What to do =>
Exactly retype the lines from the one containing "Write a Python" through the one containing "import matplotlib.patheffects as pe"; both ends count, pictures do not.

────────────────────────────────────────

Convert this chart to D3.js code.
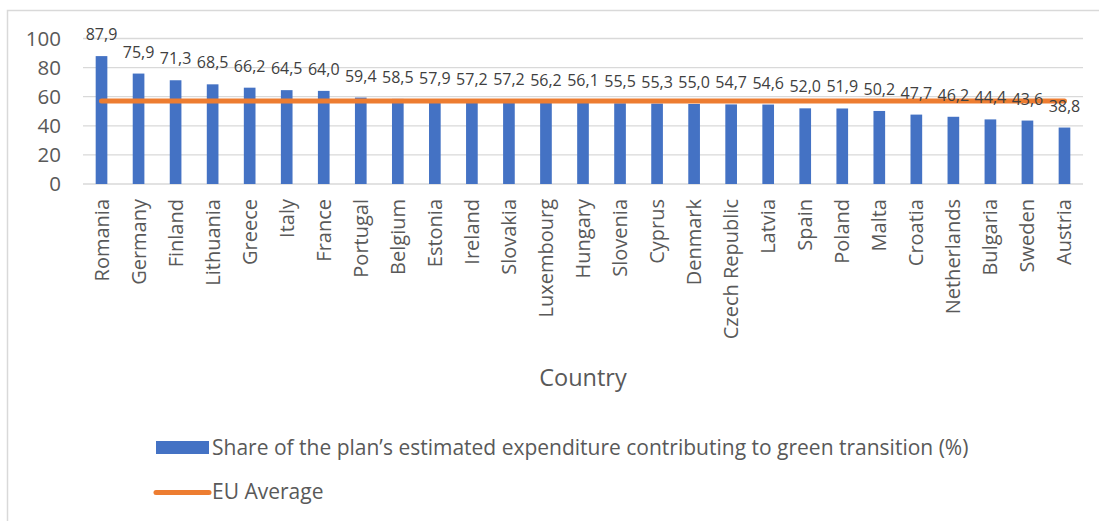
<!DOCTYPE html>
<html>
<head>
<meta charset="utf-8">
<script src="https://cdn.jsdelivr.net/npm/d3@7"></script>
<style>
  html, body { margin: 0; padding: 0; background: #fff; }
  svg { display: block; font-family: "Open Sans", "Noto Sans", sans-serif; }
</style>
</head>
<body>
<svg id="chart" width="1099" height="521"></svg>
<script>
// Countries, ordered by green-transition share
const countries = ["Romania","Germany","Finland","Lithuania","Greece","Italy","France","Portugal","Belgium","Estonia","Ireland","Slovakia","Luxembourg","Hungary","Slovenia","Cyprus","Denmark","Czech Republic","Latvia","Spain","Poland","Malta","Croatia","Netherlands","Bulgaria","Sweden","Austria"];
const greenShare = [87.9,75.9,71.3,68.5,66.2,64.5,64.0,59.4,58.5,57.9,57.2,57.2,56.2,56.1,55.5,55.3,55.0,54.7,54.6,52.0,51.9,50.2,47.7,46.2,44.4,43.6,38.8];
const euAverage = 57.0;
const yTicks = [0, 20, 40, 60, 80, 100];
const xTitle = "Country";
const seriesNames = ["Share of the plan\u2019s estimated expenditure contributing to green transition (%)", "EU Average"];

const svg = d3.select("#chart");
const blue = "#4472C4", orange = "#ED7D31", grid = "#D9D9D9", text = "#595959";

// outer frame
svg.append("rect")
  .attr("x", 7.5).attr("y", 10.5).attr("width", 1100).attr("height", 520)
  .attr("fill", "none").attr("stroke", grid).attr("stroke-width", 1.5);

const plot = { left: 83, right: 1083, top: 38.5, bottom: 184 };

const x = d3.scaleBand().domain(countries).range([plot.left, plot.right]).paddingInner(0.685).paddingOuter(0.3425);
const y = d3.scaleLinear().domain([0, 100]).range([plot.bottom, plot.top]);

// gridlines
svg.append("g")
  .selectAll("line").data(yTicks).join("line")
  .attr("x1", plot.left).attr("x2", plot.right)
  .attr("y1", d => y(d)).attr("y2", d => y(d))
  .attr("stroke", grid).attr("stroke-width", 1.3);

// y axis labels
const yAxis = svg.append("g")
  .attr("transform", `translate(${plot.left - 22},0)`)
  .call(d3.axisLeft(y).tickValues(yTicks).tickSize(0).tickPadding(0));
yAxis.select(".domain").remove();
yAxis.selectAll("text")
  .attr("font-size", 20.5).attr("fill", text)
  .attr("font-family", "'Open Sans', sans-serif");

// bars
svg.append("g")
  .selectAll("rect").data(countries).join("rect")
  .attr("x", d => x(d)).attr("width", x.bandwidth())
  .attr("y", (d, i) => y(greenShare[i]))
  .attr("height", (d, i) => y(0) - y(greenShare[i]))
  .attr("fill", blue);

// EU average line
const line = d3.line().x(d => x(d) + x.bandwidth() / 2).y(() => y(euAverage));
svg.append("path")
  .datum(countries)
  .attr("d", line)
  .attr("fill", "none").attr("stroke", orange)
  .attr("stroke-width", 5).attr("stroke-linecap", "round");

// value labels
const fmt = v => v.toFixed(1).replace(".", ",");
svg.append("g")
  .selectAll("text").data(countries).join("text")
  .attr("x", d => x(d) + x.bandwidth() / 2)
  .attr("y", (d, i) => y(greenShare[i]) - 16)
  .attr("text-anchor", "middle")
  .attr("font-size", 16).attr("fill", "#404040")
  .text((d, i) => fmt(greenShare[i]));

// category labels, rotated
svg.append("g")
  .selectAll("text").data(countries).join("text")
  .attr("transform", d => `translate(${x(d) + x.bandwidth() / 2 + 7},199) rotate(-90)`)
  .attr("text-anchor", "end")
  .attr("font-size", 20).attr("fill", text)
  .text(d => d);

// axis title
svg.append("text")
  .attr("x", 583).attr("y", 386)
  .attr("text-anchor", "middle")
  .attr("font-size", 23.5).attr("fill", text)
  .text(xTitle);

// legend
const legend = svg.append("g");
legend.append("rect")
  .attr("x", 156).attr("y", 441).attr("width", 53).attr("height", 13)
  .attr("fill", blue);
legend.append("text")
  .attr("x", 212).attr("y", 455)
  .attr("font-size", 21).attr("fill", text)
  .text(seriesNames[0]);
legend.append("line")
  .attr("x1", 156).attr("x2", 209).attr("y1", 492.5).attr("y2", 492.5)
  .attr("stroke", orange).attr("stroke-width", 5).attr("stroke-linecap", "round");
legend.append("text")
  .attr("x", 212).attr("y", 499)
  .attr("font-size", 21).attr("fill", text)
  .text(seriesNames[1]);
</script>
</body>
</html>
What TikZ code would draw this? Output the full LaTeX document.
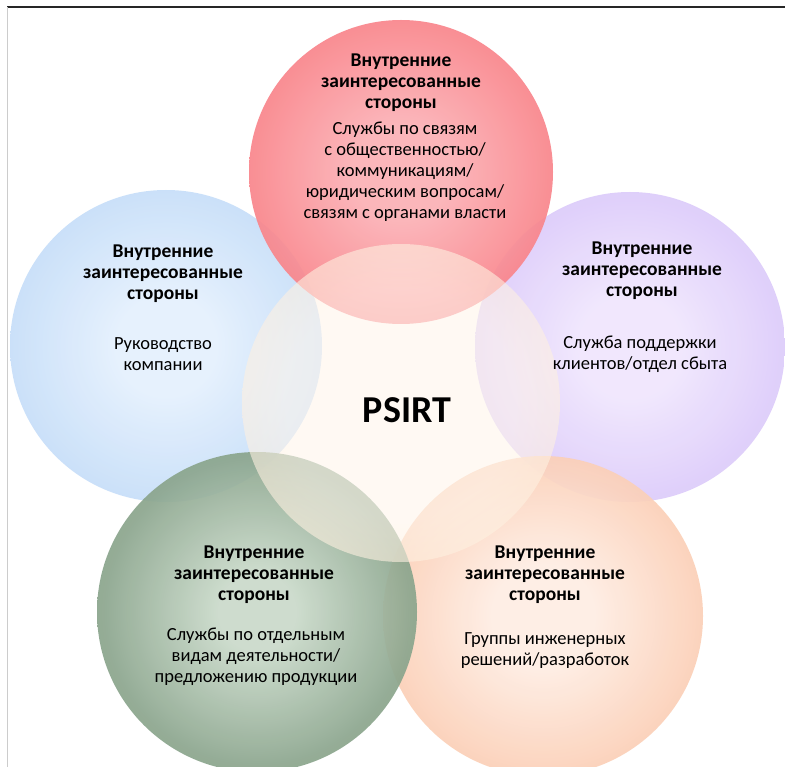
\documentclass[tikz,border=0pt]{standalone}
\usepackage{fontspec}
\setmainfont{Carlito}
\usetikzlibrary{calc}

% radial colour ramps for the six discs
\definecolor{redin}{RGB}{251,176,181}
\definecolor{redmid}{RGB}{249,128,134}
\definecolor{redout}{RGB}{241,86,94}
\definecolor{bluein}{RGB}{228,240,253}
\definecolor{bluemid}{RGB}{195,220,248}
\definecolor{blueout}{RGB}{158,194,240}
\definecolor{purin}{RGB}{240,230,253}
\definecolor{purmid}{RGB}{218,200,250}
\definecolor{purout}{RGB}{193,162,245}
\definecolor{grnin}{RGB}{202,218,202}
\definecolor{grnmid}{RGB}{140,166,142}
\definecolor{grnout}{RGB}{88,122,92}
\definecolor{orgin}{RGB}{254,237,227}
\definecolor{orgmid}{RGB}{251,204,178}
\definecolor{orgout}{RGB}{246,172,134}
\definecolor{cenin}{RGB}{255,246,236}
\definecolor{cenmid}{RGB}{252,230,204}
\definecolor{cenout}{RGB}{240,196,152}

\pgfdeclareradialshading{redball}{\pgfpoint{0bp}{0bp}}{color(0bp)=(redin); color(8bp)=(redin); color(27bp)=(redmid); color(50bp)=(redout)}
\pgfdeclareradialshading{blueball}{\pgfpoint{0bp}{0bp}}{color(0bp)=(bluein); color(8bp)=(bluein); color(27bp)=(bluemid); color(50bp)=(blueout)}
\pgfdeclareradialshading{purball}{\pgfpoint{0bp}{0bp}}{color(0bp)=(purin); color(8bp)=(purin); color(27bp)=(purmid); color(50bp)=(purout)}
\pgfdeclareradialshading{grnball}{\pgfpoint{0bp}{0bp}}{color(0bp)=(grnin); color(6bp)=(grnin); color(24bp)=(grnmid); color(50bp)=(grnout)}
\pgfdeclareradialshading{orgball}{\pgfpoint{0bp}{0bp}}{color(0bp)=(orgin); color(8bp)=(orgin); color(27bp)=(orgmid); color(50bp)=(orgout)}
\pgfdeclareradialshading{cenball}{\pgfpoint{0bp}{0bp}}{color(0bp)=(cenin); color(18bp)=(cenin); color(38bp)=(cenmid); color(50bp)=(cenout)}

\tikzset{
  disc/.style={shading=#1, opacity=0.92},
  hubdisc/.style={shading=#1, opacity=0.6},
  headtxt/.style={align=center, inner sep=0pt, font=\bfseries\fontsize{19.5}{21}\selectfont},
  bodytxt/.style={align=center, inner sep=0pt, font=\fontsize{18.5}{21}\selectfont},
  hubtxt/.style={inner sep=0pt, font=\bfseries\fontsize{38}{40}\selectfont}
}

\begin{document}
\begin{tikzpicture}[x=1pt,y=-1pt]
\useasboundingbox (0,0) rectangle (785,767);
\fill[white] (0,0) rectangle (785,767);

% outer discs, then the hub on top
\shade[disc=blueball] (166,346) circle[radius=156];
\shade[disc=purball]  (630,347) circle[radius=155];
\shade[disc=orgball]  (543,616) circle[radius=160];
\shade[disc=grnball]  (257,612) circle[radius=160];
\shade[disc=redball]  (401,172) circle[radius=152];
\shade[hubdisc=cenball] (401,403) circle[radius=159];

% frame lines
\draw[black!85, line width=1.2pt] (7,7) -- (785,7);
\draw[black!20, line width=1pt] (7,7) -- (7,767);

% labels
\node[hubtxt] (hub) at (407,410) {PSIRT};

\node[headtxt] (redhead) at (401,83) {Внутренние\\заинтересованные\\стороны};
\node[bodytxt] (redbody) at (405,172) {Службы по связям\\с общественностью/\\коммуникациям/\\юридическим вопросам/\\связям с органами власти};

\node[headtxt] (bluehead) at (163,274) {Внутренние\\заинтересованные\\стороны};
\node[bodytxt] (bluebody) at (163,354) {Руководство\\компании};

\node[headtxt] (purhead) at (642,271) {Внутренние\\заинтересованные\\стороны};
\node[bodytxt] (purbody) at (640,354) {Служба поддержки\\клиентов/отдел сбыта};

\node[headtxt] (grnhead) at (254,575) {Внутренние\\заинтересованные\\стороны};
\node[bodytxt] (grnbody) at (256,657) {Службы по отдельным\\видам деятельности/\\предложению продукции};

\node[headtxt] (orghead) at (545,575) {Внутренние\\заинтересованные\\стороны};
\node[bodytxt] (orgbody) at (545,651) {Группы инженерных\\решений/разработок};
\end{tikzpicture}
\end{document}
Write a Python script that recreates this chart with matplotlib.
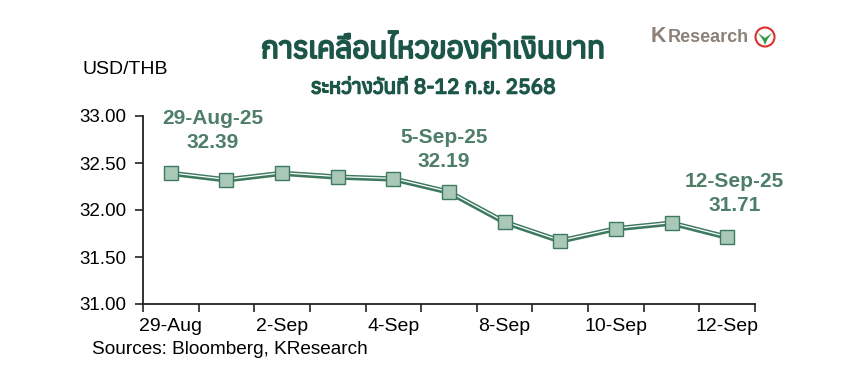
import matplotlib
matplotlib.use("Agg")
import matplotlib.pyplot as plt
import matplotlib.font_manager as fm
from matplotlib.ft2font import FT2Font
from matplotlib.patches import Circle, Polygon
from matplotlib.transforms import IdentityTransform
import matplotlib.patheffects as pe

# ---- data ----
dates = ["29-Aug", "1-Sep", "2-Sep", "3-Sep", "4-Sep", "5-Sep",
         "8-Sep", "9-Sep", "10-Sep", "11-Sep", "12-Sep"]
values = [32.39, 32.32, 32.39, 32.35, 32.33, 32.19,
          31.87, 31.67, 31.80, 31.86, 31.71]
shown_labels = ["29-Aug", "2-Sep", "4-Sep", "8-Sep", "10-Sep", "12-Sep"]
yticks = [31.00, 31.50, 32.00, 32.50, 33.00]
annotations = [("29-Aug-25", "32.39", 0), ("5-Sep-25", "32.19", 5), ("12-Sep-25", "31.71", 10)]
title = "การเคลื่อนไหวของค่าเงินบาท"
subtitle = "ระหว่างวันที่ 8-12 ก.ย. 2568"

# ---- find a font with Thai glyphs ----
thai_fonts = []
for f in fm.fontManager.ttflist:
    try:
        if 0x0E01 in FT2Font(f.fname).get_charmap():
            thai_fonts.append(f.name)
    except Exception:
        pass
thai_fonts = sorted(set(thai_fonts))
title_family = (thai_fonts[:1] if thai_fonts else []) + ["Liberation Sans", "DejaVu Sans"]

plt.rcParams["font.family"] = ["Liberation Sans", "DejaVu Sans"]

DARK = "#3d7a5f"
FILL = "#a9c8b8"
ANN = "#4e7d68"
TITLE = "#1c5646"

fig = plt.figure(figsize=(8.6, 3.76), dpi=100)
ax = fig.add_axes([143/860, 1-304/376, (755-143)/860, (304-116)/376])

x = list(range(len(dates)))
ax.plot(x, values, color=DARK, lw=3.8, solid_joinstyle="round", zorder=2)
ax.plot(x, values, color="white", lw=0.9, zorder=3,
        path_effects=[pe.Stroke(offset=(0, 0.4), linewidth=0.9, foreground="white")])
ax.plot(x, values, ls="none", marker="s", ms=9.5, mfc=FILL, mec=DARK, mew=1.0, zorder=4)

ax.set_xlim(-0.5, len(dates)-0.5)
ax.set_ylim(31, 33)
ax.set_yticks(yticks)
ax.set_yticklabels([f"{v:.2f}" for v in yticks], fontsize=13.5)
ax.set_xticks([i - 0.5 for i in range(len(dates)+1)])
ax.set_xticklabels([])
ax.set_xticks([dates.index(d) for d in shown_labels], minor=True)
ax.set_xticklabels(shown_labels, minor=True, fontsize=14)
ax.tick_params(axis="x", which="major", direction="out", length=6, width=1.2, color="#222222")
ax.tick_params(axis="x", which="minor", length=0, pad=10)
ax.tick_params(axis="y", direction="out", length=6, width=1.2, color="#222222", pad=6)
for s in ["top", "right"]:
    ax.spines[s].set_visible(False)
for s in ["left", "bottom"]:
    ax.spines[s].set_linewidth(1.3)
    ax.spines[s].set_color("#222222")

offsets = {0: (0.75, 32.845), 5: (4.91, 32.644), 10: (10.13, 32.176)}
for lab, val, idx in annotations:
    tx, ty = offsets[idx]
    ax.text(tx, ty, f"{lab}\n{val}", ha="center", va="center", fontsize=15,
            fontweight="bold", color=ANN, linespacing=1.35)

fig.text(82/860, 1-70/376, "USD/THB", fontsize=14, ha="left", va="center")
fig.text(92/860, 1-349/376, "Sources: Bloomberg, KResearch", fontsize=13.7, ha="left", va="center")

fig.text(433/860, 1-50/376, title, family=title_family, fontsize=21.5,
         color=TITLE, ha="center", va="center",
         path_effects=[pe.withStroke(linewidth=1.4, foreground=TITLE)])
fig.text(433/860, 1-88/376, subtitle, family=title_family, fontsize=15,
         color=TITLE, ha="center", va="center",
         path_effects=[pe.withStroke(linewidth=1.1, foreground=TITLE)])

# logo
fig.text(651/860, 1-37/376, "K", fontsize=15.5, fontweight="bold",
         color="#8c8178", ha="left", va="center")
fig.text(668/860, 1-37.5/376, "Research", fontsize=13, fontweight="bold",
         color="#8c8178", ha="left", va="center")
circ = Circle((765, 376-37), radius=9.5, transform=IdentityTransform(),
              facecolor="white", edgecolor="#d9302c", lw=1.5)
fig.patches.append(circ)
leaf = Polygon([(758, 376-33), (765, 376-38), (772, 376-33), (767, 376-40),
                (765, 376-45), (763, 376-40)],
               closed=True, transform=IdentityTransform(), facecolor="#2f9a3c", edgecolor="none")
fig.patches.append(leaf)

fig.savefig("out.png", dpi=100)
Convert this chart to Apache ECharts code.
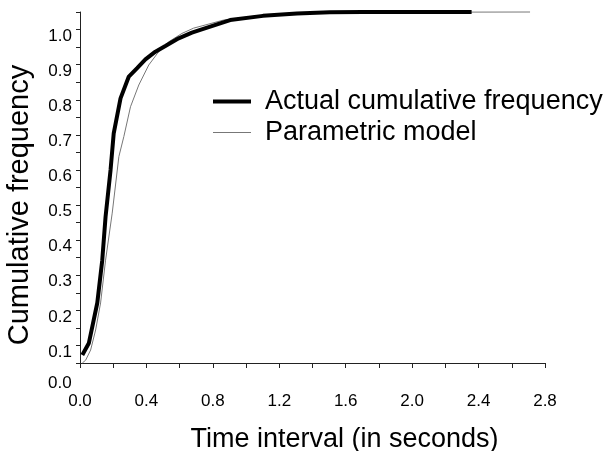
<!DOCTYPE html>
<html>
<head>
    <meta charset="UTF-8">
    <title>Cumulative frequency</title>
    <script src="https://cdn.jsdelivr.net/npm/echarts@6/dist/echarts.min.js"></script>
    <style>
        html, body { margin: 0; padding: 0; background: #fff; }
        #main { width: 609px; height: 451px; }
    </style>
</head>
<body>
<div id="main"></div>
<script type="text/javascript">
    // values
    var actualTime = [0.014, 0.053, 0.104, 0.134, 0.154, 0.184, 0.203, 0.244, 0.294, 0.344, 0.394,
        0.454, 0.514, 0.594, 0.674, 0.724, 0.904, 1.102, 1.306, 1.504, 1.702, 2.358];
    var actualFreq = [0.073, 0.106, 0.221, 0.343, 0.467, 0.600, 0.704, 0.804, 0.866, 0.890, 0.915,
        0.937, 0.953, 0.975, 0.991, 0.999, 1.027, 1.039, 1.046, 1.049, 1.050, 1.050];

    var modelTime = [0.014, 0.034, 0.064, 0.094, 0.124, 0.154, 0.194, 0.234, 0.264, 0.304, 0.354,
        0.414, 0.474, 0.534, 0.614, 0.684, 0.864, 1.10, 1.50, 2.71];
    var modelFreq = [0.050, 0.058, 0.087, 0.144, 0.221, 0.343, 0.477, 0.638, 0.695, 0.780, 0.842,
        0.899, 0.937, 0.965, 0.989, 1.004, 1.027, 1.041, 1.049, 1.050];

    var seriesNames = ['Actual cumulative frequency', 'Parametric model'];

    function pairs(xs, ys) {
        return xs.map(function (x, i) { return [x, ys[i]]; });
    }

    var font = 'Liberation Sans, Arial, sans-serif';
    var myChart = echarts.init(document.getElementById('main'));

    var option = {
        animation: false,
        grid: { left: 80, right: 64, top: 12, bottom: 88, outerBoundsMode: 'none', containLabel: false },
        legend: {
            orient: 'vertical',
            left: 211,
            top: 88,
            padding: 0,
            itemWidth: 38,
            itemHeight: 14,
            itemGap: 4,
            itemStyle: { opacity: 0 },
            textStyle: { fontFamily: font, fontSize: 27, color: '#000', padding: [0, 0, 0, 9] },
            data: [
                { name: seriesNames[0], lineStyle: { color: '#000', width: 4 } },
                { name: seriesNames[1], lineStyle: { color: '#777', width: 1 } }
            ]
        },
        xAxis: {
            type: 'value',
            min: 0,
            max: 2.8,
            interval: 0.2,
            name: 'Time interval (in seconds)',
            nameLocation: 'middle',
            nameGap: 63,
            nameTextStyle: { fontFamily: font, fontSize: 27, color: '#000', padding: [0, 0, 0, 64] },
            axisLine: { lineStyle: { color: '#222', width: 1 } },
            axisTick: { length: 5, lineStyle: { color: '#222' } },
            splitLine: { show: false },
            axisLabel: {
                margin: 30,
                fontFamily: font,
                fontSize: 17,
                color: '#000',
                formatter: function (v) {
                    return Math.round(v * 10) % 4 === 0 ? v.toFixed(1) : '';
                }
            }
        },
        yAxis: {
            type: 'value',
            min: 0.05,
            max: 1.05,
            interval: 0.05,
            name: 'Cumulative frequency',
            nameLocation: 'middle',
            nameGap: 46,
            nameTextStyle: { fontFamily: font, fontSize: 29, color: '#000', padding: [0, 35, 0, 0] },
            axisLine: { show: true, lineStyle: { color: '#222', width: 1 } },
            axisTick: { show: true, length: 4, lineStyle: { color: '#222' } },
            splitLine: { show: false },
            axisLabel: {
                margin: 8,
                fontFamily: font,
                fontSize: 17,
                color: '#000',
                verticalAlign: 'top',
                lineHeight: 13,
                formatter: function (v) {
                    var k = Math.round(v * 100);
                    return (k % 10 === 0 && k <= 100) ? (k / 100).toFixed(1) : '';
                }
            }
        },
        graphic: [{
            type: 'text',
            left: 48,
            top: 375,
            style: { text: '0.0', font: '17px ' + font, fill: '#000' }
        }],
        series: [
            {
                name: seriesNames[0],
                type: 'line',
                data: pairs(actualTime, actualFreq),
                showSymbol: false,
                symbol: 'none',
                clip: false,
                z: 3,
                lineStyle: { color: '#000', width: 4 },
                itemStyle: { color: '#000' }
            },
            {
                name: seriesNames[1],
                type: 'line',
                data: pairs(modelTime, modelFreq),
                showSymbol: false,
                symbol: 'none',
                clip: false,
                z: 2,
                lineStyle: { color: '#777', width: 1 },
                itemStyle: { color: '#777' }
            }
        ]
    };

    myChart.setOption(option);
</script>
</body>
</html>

────────────────────────────────────────

Response to this exercise =>
Write a Python script that recreates this chart with matplotlib.
import matplotlib
matplotlib.use("Agg")
import matplotlib.pyplot as plt
import matplotlib.font_manager as fm
from matplotlib.ft2font import FT2Font
from matplotlib.patches import Circle, Polygon
from matplotlib.transforms import IdentityTransform
import matplotlib.patheffects as pe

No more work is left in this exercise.